→ DATA LINES

• • • • • • •

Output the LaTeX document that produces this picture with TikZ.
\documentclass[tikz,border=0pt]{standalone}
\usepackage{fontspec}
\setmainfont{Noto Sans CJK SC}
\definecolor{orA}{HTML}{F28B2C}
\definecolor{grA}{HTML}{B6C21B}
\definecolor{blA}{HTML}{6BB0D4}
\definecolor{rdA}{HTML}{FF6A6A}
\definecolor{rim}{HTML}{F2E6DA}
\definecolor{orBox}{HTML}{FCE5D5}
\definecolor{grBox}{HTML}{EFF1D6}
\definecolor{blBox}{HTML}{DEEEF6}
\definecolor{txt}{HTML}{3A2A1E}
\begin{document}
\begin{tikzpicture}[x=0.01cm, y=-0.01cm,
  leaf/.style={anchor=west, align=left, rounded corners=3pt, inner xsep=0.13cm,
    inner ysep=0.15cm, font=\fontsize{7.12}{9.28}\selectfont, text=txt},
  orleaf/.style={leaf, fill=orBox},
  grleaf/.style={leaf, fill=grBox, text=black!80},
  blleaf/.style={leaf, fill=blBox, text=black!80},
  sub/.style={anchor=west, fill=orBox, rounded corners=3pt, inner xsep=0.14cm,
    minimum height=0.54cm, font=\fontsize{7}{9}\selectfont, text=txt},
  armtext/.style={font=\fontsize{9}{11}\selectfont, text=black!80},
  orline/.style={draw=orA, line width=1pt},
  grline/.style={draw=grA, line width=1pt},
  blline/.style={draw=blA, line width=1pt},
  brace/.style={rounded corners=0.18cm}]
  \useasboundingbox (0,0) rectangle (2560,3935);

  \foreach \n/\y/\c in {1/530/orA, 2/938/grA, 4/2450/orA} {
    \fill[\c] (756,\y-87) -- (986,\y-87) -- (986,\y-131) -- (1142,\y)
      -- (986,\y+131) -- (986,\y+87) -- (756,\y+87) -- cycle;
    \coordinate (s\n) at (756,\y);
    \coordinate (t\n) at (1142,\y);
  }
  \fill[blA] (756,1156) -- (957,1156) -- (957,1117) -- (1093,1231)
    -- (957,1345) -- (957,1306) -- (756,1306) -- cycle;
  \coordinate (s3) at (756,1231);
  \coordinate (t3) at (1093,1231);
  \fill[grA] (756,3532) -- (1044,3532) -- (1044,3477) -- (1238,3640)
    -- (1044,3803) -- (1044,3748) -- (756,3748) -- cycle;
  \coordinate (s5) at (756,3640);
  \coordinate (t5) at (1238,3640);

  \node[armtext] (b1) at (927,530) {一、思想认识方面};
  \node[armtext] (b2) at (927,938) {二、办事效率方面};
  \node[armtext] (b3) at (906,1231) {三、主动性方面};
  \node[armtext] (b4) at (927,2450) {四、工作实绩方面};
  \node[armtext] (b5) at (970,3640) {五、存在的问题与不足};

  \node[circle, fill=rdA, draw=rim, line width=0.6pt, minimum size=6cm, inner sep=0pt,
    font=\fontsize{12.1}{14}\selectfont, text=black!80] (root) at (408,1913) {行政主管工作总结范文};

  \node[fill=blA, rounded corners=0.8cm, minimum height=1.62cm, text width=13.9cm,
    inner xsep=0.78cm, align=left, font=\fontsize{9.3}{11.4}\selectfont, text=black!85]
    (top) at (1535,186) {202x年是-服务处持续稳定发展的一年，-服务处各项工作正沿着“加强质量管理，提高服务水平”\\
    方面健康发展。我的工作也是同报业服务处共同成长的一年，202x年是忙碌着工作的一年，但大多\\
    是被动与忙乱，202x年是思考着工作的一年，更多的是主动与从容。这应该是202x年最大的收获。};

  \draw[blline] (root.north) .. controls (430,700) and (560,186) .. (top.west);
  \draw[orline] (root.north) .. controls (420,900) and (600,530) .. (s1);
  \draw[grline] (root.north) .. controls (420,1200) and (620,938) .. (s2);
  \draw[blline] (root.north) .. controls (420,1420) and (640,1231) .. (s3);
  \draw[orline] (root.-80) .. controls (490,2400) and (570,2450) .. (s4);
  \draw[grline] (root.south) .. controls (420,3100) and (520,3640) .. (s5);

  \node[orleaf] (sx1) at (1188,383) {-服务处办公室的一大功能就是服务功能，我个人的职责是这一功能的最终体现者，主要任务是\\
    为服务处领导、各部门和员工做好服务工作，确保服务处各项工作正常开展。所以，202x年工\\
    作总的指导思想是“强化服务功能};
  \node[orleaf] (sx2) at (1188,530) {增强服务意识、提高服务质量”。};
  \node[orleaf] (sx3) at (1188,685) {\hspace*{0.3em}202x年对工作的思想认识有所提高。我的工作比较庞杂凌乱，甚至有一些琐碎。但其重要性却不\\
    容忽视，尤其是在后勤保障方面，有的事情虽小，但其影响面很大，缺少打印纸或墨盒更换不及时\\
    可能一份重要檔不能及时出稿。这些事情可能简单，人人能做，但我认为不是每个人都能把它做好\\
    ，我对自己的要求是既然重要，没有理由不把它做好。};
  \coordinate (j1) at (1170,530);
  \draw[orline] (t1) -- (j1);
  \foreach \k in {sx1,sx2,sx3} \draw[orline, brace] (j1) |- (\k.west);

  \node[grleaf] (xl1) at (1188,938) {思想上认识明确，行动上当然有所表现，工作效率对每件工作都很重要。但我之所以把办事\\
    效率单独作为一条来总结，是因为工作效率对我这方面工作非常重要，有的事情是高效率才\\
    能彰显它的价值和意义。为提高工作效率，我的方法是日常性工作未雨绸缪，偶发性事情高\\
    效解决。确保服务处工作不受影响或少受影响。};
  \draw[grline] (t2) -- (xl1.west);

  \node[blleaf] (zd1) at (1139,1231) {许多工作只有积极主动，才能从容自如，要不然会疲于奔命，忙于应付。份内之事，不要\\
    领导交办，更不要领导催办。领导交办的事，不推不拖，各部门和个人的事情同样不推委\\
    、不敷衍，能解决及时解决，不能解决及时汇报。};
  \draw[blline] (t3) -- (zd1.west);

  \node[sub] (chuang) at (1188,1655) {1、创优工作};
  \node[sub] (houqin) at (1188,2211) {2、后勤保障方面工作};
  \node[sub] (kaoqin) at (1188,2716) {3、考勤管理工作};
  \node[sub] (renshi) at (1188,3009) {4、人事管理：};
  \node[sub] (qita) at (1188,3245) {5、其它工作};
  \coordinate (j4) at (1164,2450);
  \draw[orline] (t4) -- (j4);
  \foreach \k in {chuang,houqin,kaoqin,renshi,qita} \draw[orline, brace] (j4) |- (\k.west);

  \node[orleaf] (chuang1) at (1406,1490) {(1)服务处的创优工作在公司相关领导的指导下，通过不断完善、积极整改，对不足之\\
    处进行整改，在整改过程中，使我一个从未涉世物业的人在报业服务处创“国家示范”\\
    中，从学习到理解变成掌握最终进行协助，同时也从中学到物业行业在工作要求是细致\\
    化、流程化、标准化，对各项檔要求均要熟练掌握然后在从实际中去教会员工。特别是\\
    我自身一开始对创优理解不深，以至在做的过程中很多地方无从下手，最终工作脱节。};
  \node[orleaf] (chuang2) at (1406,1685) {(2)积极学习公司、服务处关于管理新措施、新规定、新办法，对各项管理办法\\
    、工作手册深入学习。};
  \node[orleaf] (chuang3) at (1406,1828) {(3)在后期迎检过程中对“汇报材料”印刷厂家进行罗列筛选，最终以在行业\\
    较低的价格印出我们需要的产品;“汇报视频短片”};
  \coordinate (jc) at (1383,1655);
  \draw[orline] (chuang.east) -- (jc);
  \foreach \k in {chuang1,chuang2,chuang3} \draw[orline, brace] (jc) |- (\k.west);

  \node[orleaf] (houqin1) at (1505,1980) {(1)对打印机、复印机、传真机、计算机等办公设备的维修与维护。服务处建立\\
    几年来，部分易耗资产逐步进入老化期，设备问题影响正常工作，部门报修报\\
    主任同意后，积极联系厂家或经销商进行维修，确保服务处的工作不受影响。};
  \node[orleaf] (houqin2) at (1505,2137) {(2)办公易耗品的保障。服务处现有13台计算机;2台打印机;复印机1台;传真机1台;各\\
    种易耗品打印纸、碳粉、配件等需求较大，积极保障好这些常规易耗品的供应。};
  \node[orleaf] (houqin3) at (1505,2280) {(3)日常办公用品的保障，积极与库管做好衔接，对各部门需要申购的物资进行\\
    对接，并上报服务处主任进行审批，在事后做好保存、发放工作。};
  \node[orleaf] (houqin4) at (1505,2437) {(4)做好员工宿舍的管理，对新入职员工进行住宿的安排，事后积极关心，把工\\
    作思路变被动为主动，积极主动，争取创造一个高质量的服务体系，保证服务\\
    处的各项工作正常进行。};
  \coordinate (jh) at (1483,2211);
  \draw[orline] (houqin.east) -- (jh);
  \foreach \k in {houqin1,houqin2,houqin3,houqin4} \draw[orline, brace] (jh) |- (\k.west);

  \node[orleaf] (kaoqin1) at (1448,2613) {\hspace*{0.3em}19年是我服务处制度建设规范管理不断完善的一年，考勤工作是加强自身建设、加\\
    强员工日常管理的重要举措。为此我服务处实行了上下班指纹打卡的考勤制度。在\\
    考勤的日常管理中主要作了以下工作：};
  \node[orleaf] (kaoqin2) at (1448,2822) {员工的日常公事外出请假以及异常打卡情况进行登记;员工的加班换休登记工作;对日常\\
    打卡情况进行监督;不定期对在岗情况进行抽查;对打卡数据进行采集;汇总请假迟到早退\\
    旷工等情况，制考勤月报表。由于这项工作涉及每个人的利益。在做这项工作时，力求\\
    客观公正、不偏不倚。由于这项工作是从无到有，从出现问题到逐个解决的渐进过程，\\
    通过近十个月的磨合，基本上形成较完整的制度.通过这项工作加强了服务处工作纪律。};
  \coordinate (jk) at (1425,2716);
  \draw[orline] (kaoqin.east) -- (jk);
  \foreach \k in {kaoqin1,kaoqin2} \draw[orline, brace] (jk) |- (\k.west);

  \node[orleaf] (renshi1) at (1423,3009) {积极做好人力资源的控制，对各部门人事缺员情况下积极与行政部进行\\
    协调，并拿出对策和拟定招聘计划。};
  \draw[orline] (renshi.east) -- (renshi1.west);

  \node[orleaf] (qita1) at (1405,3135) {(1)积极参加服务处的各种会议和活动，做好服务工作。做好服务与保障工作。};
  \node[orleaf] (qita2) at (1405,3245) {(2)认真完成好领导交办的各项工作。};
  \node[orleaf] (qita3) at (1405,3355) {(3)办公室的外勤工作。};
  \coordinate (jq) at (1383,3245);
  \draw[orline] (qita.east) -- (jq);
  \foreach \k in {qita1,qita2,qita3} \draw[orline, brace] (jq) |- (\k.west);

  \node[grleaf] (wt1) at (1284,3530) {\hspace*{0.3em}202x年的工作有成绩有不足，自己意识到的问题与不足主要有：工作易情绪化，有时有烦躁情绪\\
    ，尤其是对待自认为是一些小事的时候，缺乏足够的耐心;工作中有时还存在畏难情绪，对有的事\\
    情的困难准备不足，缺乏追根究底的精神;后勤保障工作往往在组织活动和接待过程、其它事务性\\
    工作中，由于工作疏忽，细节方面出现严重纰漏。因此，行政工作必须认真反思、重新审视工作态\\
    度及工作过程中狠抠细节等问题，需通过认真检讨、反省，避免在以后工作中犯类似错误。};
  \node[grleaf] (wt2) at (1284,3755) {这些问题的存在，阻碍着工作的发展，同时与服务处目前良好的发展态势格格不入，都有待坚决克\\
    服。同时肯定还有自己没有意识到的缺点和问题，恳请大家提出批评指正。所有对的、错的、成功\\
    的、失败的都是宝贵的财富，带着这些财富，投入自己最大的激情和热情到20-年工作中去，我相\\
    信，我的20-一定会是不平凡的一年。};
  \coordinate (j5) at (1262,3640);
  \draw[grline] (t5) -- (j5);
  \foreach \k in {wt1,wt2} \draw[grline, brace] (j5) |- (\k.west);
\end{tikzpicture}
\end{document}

• • • • • • •

Up to and including the line with "(0,0) rectangle (2560,3935);", repeat the data exactly, starting from its first line; nothing else belongs in the response.

→ ANSWER TO THE PROBLEM
Output the LaTeX document that produces this picture with TikZ.
\documentclass[tikz,border=0pt]{standalone}
\usepackage{fontspec}
\setmainfont{Noto Sans CJK SC}
\definecolor{orA}{HTML}{F28B2C}
\definecolor{grA}{HTML}{B6C21B}
\definecolor{blA}{HTML}{6BB0D4}
\definecolor{rdA}{HTML}{FF6A6A}
\definecolor{rim}{HTML}{F2E6DA}
\definecolor{orBox}{HTML}{FCE5D5}
\definecolor{grBox}{HTML}{EFF1D6}
\definecolor{blBox}{HTML}{DEEEF6}
\definecolor{txt}{HTML}{3A2A1E}
\begin{document}
\begin{tikzpicture}[x=0.01cm, y=-0.01cm,
  leaf/.style={anchor=west, align=left, rounded corners=3pt, inner xsep=0.13cm,
    inner ysep=0.15cm, font=\fontsize{7.12}{9.28}\selectfont, text=txt},
  orleaf/.style={leaf, fill=orBox},
  grleaf/.style={leaf, fill=grBox, text=black!80},
  blleaf/.style={leaf, fill=blBox, text=black!80},
  sub/.style={anchor=west, fill=orBox, rounded corners=3pt, inner xsep=0.14cm,
    minimum height=0.54cm, font=\fontsize{7}{9}\selectfont, text=txt},
  armtext/.style={font=\fontsize{9}{11}\selectfont, text=black!80},
  orline/.style={draw=orA, line width=1pt},
  grline/.style={draw=grA, line width=1pt},
  blline/.style={draw=blA, line width=1pt},
  brace/.style={rounded corners=0.18cm}]
  \useasboundingbox (0,0) rectangle (2560,3935);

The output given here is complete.